Some Curmudgeonly Quibbles about eReaders

     "Monster Is in the Eye of the Beholder" just appeared on Kindle this morning (see http://amzn.to/u9bYWa).  You can see there that I was able to use my own cover drawing.  Naturally, I purchased a copy of the piece for my own Kindle and I can't resist comparing the process of reading it in that format with the experience of doing the same with a "real" book.  And that's the difference; the first is a process while the second is an experience.  
     There is nothing aesthetic about words scrolling down a screen; the simplest and most humble physical book is a work of art compared to the formless blob of words you get with an eReader.  Now, some of that may be my own fault (I consider all this to be a learning experience).  For example, next time I would begin the words on the title page right at the top because most of the time centering them makes them run off the bottom and onto the next page.  I say, "most of the time" because you never seem to get the same display twice.  If I start with the cover and page forward once, I get a display with the author's name on the second page.  But if I use the Go To  feature to go to the Beginning, it displays the title right at the top of the page with the word "Monster" shifted over against the left margin.  Why?
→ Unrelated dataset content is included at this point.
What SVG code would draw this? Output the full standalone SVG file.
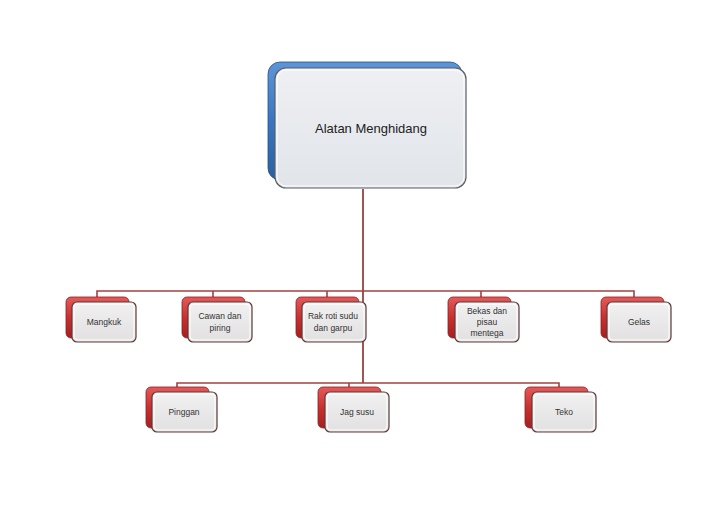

     There was the problem that certain parts of the t.p. and headings emerged underlined, even though I didn't underline them in the uploaded text.  I fixed the title by taking it out and retyping it, but one other place remained underlined and I just left it.  I think it's something I did, but I have no idea what and it really doesn't detract from the reading of the text.  There are also a couple of gratuitous little centered dashes that just appeared out of nowhere.  One of them is at the very beginning of the text and I now cannot find the other one; maybe it disappeared.  Somewhere I read that people sometimes leave stray bits of HTML stuck in the text.  Could that be what that is? 
     Somewhere I think I mentioned the fact that Kindle wouldn't accept hanging indention so I had to reformat the last section with normal paragraph indention.  I can accept that, but on the reader, if you go to the end and page backwards, it refuses to indent paragraphs that begin the tops of pages.  When you page forward as you normally would, it seems to do OK.  And of course with the small size of the page and the variability of the type size, there is no way to prevent the rather long section headings from splitting between pages. 
     It's aesthetically formless, that's all you can say.  But the text is all there and you can read it just fine if you choose to buy the Kindle version, and what I want to do is get people to read my books.  Personally, I will always prefer the physical artifact of a real book -- something where you can feel the texture of the paper, smell the ink and the paper (and maybe the leather if you're lucky enough to read a really old book), stick your finger or a slip of paper in a later spot if you want to compare two places in the text -- well, you know.  As an old librarian who worked mostly in the pre-computer days, that will always be my preference!  By the way, just now I tried smelling the CreateSpace copy of "Monster" and it smells a little lemony!  Maybe they should add an ink, paper, and leather smell to the Kindle!